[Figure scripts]

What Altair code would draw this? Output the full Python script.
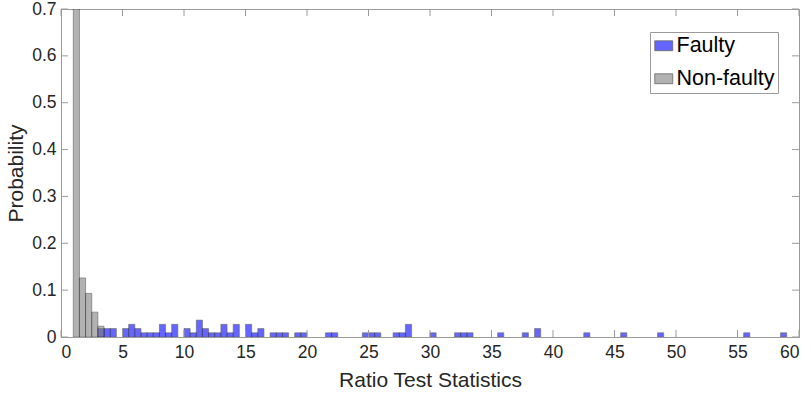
import altair as alt
import pandas as pd

# Histogram bins (bin width 0.5), left edges and probabilities
nonfaulty_start = [1.0, 1.5, 2.0, 2.5, 3.0]
nonfaulty_prob = [0.705, 0.126, 0.093, 0.053, 0.023]

faulty_start = [3.0, 3.5, 4.0, 5.0, 5.5, 6.0, 6.5, 7.0, 7.5, 8.0, 8.5, 9.0,
                10.0, 10.5, 11.0, 11.5, 12.0, 12.5, 13.0, 13.5, 14.0,
                15.0, 15.5, 16.0, 17.0, 17.5, 18.0, 19.0, 19.5,
                21.5, 22.0, 24.5, 25.0, 25.5, 27.0, 27.5, 28.0, 30.0,
                32.0, 32.5, 33.0, 35.5, 37.5, 38.5, 42.5, 45.5, 48.5, 55.5, 58.5]
faulty_prob = [0.018, 0.018, 0.018, 0.018, 0.027, 0.018, 0.009, 0.009, 0.009, 0.027, 0.009, 0.027,
               0.018, 0.009, 0.036, 0.018, 0.009, 0.009, 0.027, 0.009, 0.027,
               0.027, 0.009, 0.018, 0.009, 0.009, 0.009, 0.009, 0.009,
               0.009, 0.009, 0.009, 0.009, 0.009, 0.009, 0.009, 0.027, 0.009,
               0.009, 0.009, 0.009, 0.009, 0.009, 0.018, 0.009, 0.009, 0.009, 0.009, 0.009]

bin_width = 0.5
series_names = ["Faulty", "Non-faulty"]
series_colors = ["#0000ff", "#808080"]

x_ticks = [0, 5, 10, 15, 20, 25, 30, 35, 40, 45, 50, 55, 60]
y_ticks = [0, 0.1, 0.2, 0.3, 0.4, 0.5, 0.6, 0.7]

df = pd.concat([
    pd.DataFrame({"start": faulty_start, "prob": faulty_prob, "group": "Faulty"}),
    pd.DataFrame({"start": nonfaulty_start, "prob": nonfaulty_prob, "group": "Non-faulty"}),
], ignore_index=True)
df["order"] = range(len(df))

W, H = 738, 328
FONT = "Liberation Sans"
AXIS_GREY = "#9a9a9a"
TXT = "#262626"

xscale = alt.Scale(domain=[0, 60], nice=False, zero=False)
yscale = alt.Scale(domain=[0, 0.7], nice=False)

bars = alt.Chart(df).transform_calculate(
    end=f"datum.start + {bin_width}"
).mark_rect(opacity=0.6, stroke="#000000", strokeWidth=0.8, strokeOpacity=0.75, clip=True).encode(
    x=alt.X("start:Q", scale=xscale,
            axis=alt.Axis(values=x_ticks, title="Ratio Test Statistics", grid=False, ticks=False,
                          labelFontSize=17.5, titleFontSize=21, labelPadding=6, titlePadding=9,
                          domainColor=AXIS_GREY, labelColor=TXT, titleColor=TXT,
                          labelFont=FONT, titleFont=FONT, titleFontWeight="normal")),
    x2="end:Q",
    y=alt.Y("prob:Q", scale=yscale,
            axis=alt.Axis(values=y_ticks, format=".1~f", title="Probability", grid=False, ticks=False,
                          labelFontSize=17.5, titleFontSize=21, labelPadding=5, titlePadding=5,
                          domainColor=AXIS_GREY, labelColor=TXT, titleColor=TXT,
                          labelFont=FONT, titleFont=FONT, titleFontWeight="normal")),
    y2=alt.datum(0),
    color=alt.Color("group:N", scale=alt.Scale(domain=series_names, range=series_colors),
                    legend=alt.Legend(title=None, orient="none", legendX=589, legendY=23,
                                      strokeColor=AXIS_GREY, fillColor="white", padding=3,
                                      labelFontSize=21.5, labelFont=FONT, labelColor="#000000",
                                      symbolType="M-1,-0.55L1,-0.55L1,0.55L-1,0.55Z",
                                      symbolSize=324, symbolOpacity=0.6,
                                      symbolStrokeColor="#000000", symbolStrokeWidth=0.8,
                                      labelOffset=2, rowPadding=10)),
    order="order:Q",
)

xt = pd.DataFrame({"v": x_ticks})
yt = pd.DataFrame({"v": y_ticks})
tick_style = dict(color=AXIS_GREY, strokeWidth=1)

xb = alt.Chart(xt).mark_rule(**tick_style).encode(
    x=alt.X("v:Q", scale=xscale), y=alt.value(H), y2=alt.value(H - 7))
xtp = alt.Chart(xt).mark_rule(**tick_style).encode(
    x=alt.X("v:Q", scale=xscale), y=alt.value(0), y2=alt.value(7))
yl = alt.Chart(yt).mark_rule(**tick_style).encode(
    y=alt.Y("v:Q", scale=yscale), x=alt.value(0), x2=alt.value(7))
yr = alt.Chart(yt).mark_rule(**tick_style).encode(
    y=alt.Y("v:Q", scale=yscale), x=alt.value(W), x2=alt.value(W - 7))

chart = alt.layer(bars, xb, xtp, yl, yr).properties(
    width=W, height=H,
    autosize=alt.AutoSizeParams(type="none"),
    padding={"left": 61, "top": 9, "right": 12, "bottom": 60},
    background="white",
).configure_view(stroke=AXIS_GREY, strokeWidth=1)

chart.save("out.html", embed_options={"renderer": "svg", "actions": False})
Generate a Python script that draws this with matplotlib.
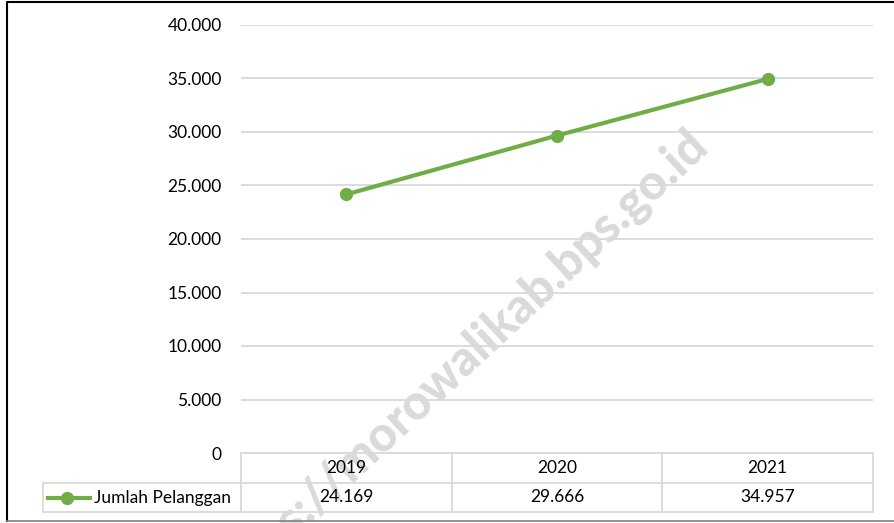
import matplotlib.pyplot as plt
import matplotlib.transforms as mtransforms
from matplotlib.lines import Line2D

plt.rcParams['font.family'] = ['Lato', 'DejaVu Sans']

# data
years = ['2019', '2020', '2021']
pelanggan = [24169, 29666, 34957]
series_name = 'Jumlah Pelanggan'
y_ticks = [0, 5000, 10000, 15000, 20000, 25000, 30000, 35000, 40000]

W, H = 895, 523
FS = 12.5


def fmt(v):
    return f'{v:,}'.replace(',', '.')


def fy(py):
    # pixel row -> figure fraction
    return 1 - py / H


fig = plt.figure(figsize=(W / 100, H / 100), dpi=100)
ax = fig.add_axes([241 / W, fy(453), (873 - 241) / W, (453 - 25) / H])

green = '#70AD47'
grid_c = '#D9D9D9'
xs = list(range(len(years)))

ax.plot(xs, pelanggan, color=green, lw=3, marker='o', ms=8.5, zorder=3,
        solid_capstyle='round')
ax.set_xlim(-0.5, len(years) - 0.5)
ax.set_ylim(0, 40000)
ax.set_yticks(y_ticks)
ax.set_yticklabels([fmt(v) if v else '0' for v in y_ticks], fontsize=FS)
ax.tick_params(axis='y', length=0, pad=14)
ax.set_xticks([])
ax.grid(axis='y', color=grid_c, lw=1.3)
ax.set_axisbelow(True)
for s in ax.spines.values():
    s.set_visible(False)

# data table below the axes
trans = mtransforms.blended_transform_factory(ax.transData, fig.transFigure)
r0, r1, r2 = fy(453), fy(483), fy(512)
lkw = dict(color=grid_c, lw=1.3, clip_on=False)
bounds = [i - 0.5 for i in range(len(years) + 1)]
fig.add_artist(Line2D([bounds[0], bounds[-1]], [r0, r0], transform=trans, **lkw))
fig.add_artist(Line2D([43 / W, 873 / W], [r1, r1], **lkw))
fig.add_artist(Line2D([43 / W, 873 / W], [r2, r2], **lkw))
fig.add_artist(Line2D([43 / W, 43 / W], [r1, r2], **lkw))
for b in bounds:
    fig.add_artist(Line2D([b, b], [r0, r2], transform=trans, **lkw))
for i, (yr, v) in enumerate(zip(years, pelanggan)):
    fig.text(i, (r0 + r1) / 2, yr, transform=trans, ha='center', va='center', fontsize=FS)
    fig.text(i, (r1 + r2) / 2, fmt(v), transform=trans, ha='center', va='center', fontsize=FS)

# legend key inside the table
ym = (r1 + r2) / 2
fig.add_artist(Line2D([48 / W, 90 / W], [ym, ym], color=green, lw=3))
fig.add_artist(Line2D([67 / W], [ym], color=green, marker='o', ms=8.5, lw=0))
fig.text(94 / W, ym, series_name, ha='left', va='center', fontsize=FS)

# watermark
fig.text(458 / W, fy(364), 'https://morowalikab.bps.go.id', fontsize=35,
         fontweight='black', color='#DADADA', rotation=43, ha='center',
         va='center', zorder=0.5)

# chart frame
fig.add_artist(Line2D([7 / W, 7 / W, 1.01], [fy(521), fy(2), fy(2)], color='black', lw=1.5))
fig.add_artist(Line2D([7 / W, 1.01], [fy(521), fy(521)], color='#808080', lw=1.2))

fig.savefig('out.png', dpi=100)
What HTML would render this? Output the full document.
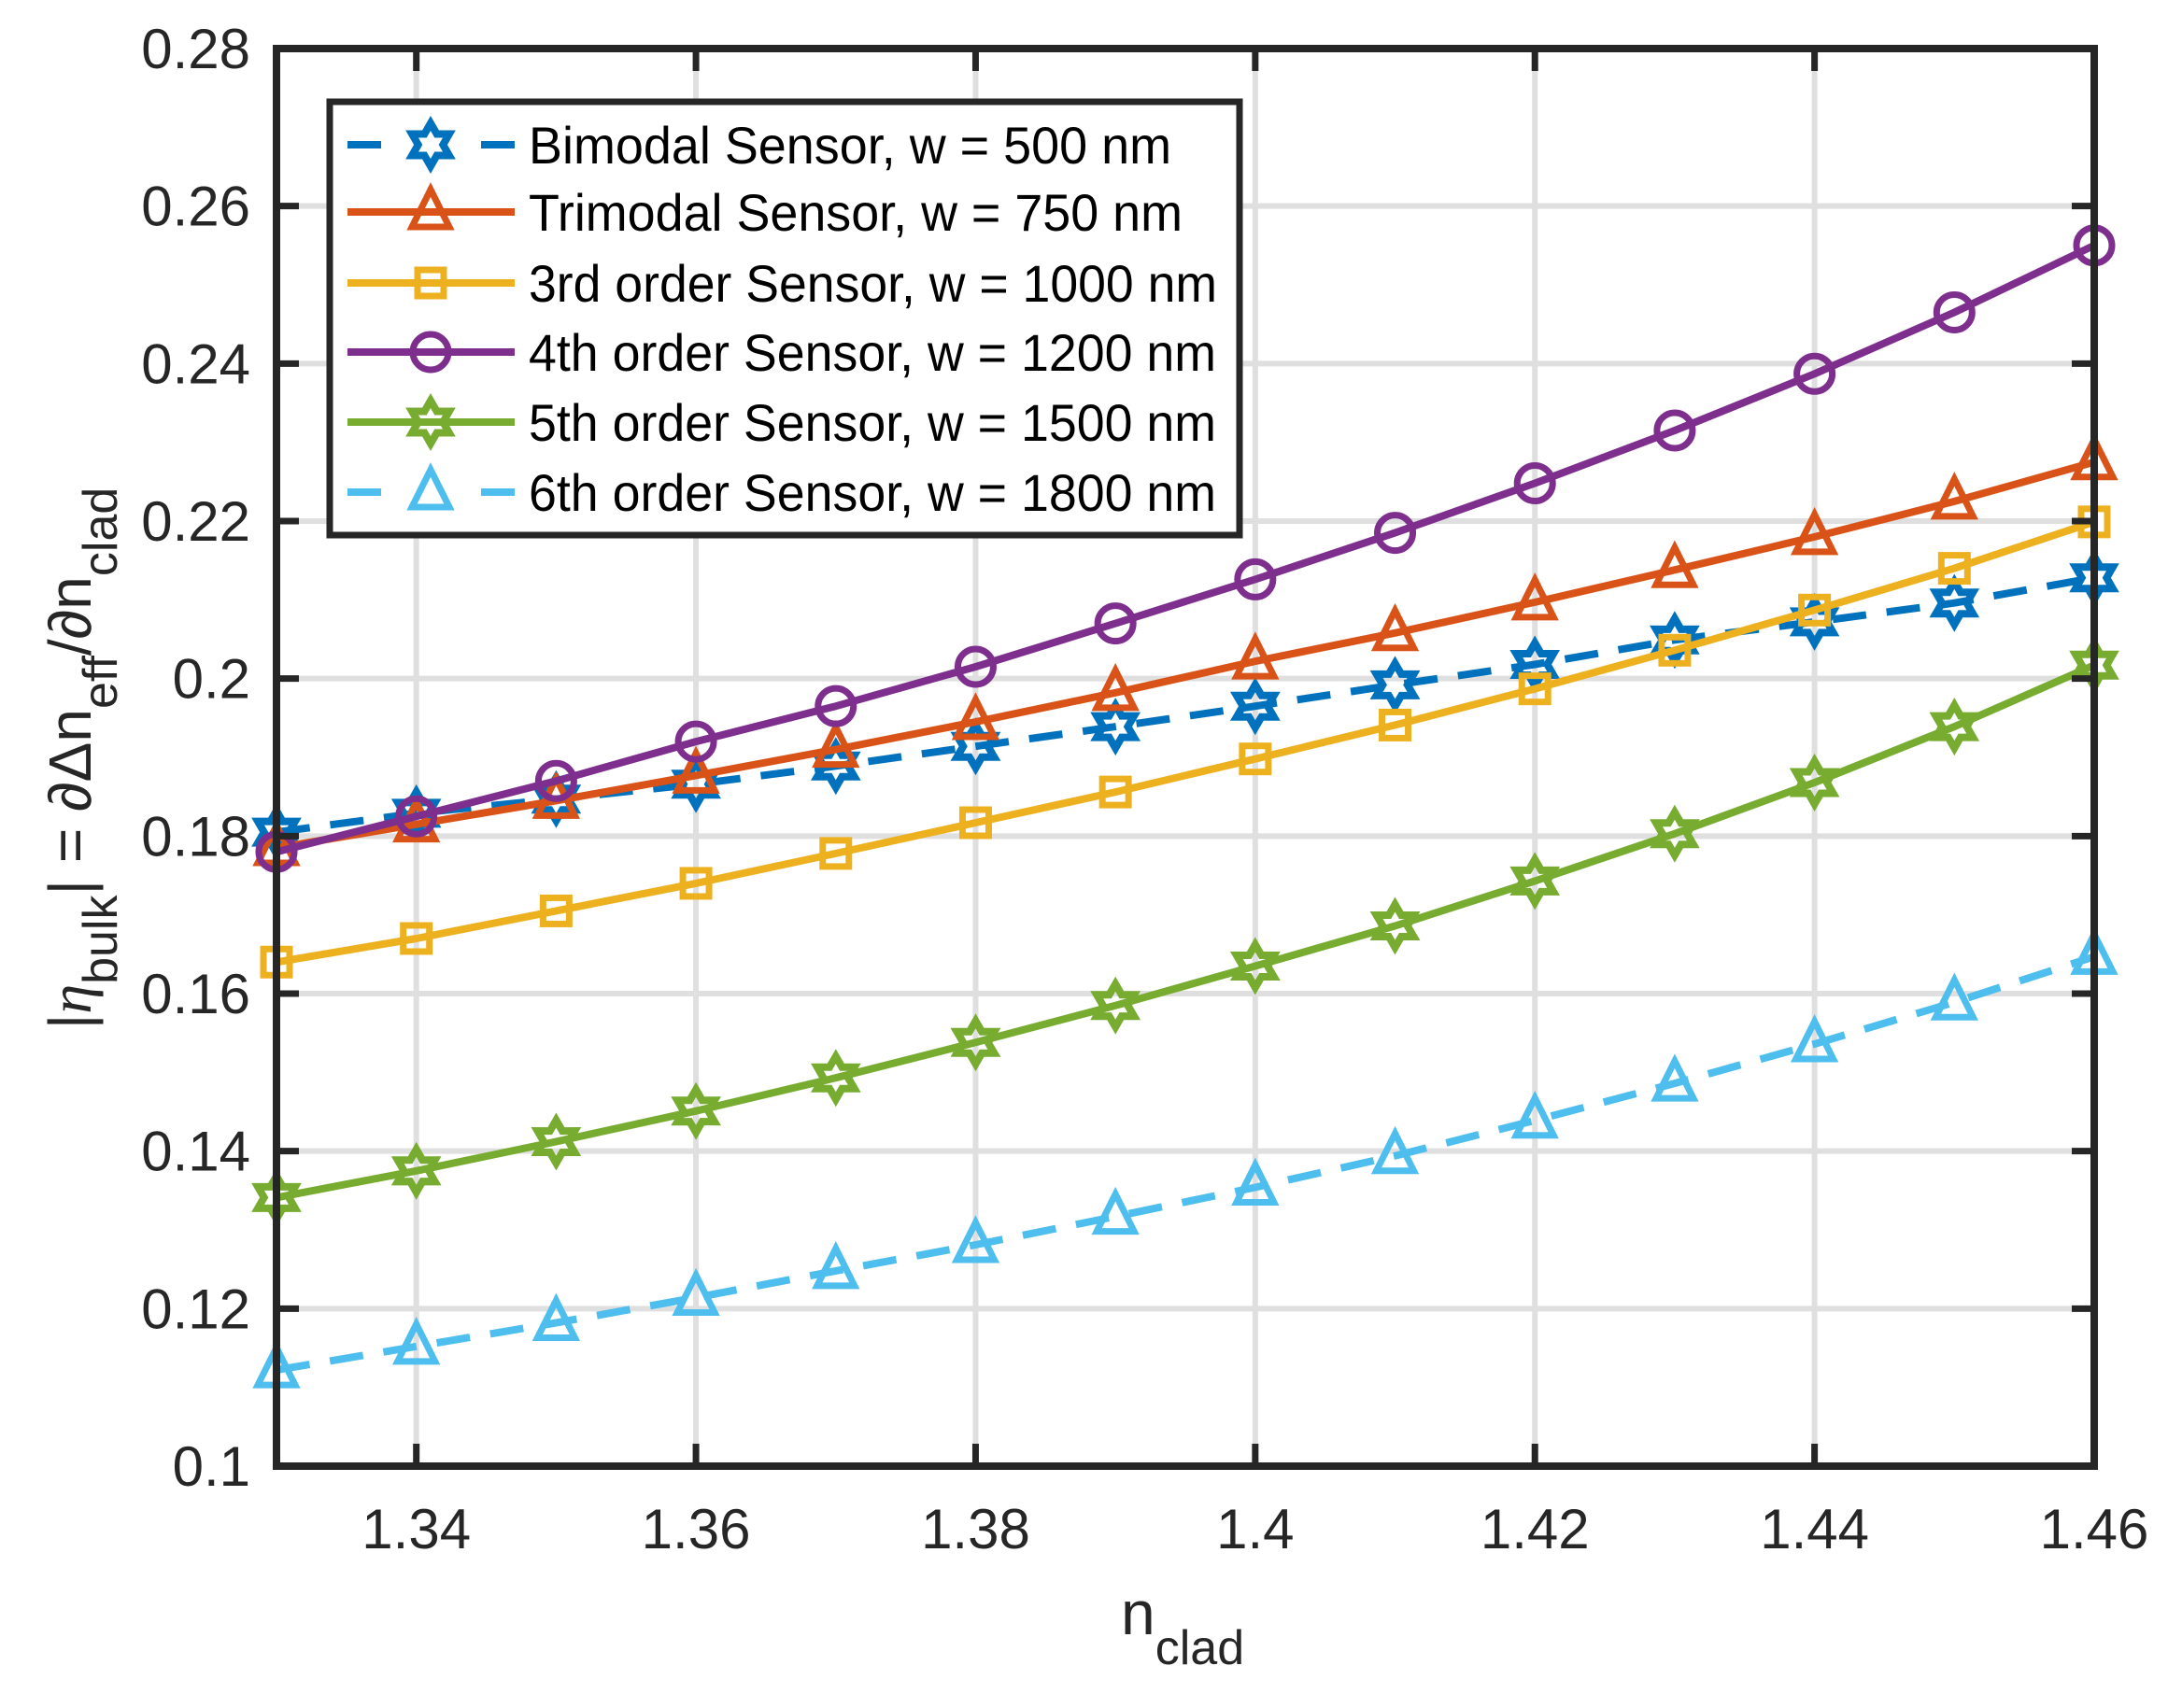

» **TASK REQUIREMENTS**
From the entries above, extract each line containing "What".

» **EXERCISE ANSWER**
What Altair code would draw this? Output the full Python script.
What HTML would render this? Output the full document.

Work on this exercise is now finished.